Classic, heavy, space rock gives a naturalistic feeling of vastness with its huge reverb and delay; it gives the sense of raw electric power, not digital processing but electric force, at least the early tube stuff did with it's crackling transistors and amps pushed to the max. The old VOX amps didn't have distortion, you just turned them up until the sound wobbled then snapped like the back of a jet engine cracked wide open.
And electronica, especially world electronica and punk electrics of the 80's, was highly connected to the equipment, rather than a Macbook with an output, so that every artist had an organically unique electric sound. These sounds were large but the space was interior, generated not simply by the reverb splash of a crackly spring, but by the complexity of tone and the layering of waves.
So, what is the sound of our paradigm now? Is it the steady chug of indie rock that speaks to our visions and fantasies? Maybe its the disarming vulnerable volatility of the rising tides of folk, it's apparent lack of technology a rebellion in itself... or perhaps modern folk is even a more organic technology altogether of sensitive mics that underline and amplify even the tiniest flourish...
Perhaps it is the subtle attenuation that is the language of our time. Perhaps our visions of the future are not so vast right now, in this era of the grooming of the ego on Facebook, of media marketing, and personal presentation and branding. Why this focus on this interior? Perhaps the technological, cyber world has led us to introspection. Phillip Dick, author of the book that inspired Blade Runner, was always an introspective author, well ahead of the cyberpunk movement, so for his work to ascend to greater heights of popularity in the 80's fits in quite smoothly. Still, where does this cyber world focus our vision?

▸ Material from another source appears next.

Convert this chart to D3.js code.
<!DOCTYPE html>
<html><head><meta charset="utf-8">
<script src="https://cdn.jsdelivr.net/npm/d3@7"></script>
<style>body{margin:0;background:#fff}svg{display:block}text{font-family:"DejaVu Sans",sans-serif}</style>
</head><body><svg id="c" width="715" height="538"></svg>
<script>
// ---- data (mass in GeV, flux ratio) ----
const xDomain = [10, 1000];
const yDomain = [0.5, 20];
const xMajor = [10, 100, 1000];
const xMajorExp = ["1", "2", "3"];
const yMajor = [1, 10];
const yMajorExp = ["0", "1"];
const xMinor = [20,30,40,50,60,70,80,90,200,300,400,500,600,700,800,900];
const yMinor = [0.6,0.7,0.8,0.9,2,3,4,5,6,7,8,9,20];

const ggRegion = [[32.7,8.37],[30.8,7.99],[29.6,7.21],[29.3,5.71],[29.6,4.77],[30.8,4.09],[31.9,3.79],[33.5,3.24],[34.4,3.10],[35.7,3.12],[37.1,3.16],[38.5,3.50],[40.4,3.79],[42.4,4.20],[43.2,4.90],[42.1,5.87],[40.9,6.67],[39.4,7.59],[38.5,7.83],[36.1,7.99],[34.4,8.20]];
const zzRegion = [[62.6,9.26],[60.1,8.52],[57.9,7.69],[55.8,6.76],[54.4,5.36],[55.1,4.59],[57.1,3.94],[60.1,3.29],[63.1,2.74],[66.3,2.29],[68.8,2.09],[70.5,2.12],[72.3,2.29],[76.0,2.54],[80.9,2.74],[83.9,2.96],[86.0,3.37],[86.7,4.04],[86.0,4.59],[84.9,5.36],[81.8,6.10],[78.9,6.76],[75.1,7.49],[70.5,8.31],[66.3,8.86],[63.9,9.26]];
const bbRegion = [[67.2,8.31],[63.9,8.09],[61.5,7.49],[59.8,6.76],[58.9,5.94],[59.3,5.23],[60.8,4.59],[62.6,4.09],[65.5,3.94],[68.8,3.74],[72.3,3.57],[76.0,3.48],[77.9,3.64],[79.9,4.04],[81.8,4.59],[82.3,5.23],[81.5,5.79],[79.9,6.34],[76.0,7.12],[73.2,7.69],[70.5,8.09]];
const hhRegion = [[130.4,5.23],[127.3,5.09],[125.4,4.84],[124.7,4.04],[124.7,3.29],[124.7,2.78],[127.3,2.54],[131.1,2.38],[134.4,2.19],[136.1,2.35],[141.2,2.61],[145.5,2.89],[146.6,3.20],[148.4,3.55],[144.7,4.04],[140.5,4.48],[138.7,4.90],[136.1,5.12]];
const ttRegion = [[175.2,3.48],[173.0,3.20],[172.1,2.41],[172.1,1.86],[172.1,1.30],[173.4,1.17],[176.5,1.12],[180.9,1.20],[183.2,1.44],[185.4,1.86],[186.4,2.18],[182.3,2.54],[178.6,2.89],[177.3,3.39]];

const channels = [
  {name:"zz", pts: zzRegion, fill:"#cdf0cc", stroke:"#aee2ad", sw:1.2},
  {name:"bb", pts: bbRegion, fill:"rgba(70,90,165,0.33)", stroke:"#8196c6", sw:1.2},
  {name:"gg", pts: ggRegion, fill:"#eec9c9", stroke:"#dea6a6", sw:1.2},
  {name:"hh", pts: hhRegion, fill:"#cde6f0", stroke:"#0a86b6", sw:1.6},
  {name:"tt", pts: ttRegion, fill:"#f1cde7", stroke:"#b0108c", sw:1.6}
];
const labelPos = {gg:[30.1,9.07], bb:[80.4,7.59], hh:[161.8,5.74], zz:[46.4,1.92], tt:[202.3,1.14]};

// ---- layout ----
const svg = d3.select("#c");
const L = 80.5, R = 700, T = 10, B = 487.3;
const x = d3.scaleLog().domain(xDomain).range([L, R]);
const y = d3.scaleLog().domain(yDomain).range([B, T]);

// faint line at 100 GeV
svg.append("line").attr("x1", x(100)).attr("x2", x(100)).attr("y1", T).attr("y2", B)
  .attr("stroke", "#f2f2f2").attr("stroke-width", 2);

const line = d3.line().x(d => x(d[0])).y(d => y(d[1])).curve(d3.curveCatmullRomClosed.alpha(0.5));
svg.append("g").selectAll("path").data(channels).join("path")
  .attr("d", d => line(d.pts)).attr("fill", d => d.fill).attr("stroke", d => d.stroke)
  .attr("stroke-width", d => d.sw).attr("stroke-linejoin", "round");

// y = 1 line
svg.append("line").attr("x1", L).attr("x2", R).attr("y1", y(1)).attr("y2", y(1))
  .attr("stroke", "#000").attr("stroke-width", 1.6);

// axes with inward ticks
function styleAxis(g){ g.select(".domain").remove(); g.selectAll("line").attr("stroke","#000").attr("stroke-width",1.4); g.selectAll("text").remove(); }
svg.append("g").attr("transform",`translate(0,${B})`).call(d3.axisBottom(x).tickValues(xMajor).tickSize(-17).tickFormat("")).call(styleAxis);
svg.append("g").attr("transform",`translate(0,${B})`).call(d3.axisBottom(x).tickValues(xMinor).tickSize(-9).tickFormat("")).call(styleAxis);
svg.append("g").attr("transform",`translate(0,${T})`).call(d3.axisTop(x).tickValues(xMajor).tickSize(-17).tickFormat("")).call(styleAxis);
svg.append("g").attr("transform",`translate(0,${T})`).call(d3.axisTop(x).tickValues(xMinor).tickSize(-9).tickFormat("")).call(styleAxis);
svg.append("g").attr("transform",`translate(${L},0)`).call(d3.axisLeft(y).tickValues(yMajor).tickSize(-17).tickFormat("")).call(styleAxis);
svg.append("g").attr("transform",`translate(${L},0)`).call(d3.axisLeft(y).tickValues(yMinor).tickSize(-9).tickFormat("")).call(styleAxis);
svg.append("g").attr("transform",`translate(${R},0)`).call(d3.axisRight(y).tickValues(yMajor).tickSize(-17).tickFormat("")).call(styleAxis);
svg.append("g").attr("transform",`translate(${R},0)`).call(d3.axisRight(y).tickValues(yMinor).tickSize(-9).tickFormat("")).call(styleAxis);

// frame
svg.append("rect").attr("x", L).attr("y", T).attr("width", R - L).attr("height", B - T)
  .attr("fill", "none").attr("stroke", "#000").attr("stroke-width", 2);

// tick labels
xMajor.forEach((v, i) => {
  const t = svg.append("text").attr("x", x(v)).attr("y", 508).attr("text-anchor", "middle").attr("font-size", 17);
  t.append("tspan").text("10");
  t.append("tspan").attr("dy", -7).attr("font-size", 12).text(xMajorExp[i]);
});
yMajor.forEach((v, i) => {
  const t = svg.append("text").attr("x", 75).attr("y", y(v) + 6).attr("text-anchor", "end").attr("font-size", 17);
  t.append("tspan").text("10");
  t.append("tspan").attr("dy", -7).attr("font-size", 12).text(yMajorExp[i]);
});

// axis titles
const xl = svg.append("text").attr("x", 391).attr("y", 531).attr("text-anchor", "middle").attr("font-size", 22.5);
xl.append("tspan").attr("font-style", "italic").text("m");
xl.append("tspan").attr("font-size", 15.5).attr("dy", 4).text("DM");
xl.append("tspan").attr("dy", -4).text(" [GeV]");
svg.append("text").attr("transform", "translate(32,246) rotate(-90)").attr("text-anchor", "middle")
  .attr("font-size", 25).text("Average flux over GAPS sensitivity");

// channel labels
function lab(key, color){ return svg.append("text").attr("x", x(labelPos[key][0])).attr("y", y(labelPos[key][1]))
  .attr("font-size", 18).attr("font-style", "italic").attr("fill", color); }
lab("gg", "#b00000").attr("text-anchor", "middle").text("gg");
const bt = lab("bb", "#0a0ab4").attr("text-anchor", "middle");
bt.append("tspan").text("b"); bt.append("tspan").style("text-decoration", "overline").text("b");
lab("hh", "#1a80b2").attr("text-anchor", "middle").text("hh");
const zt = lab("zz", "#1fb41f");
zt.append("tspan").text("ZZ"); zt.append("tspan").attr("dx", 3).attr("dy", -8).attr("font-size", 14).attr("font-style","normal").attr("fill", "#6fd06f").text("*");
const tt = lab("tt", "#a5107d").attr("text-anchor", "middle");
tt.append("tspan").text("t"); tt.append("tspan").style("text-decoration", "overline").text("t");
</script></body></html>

In the internet generation, there's that sense that the future is already here, hidden somewhere in a nook in a blog on the internet, something new, THE NEW, is out there waiting for you to type in the http. Maybe that's not so, maybe we've lost track of the vision of the future, not just to re-imagine what is already here but to speculate wildly that maybe it's far far beyond anything we've ever seen or heard before. Maybe the future is not, dare I say it, a coming singularity. Perhaps the future is not Chthulu slumbering in the depths of the internet waiting to be discovered, perhaps it is a black monolith floating in space, making it's silent way towards us, completely unannounced.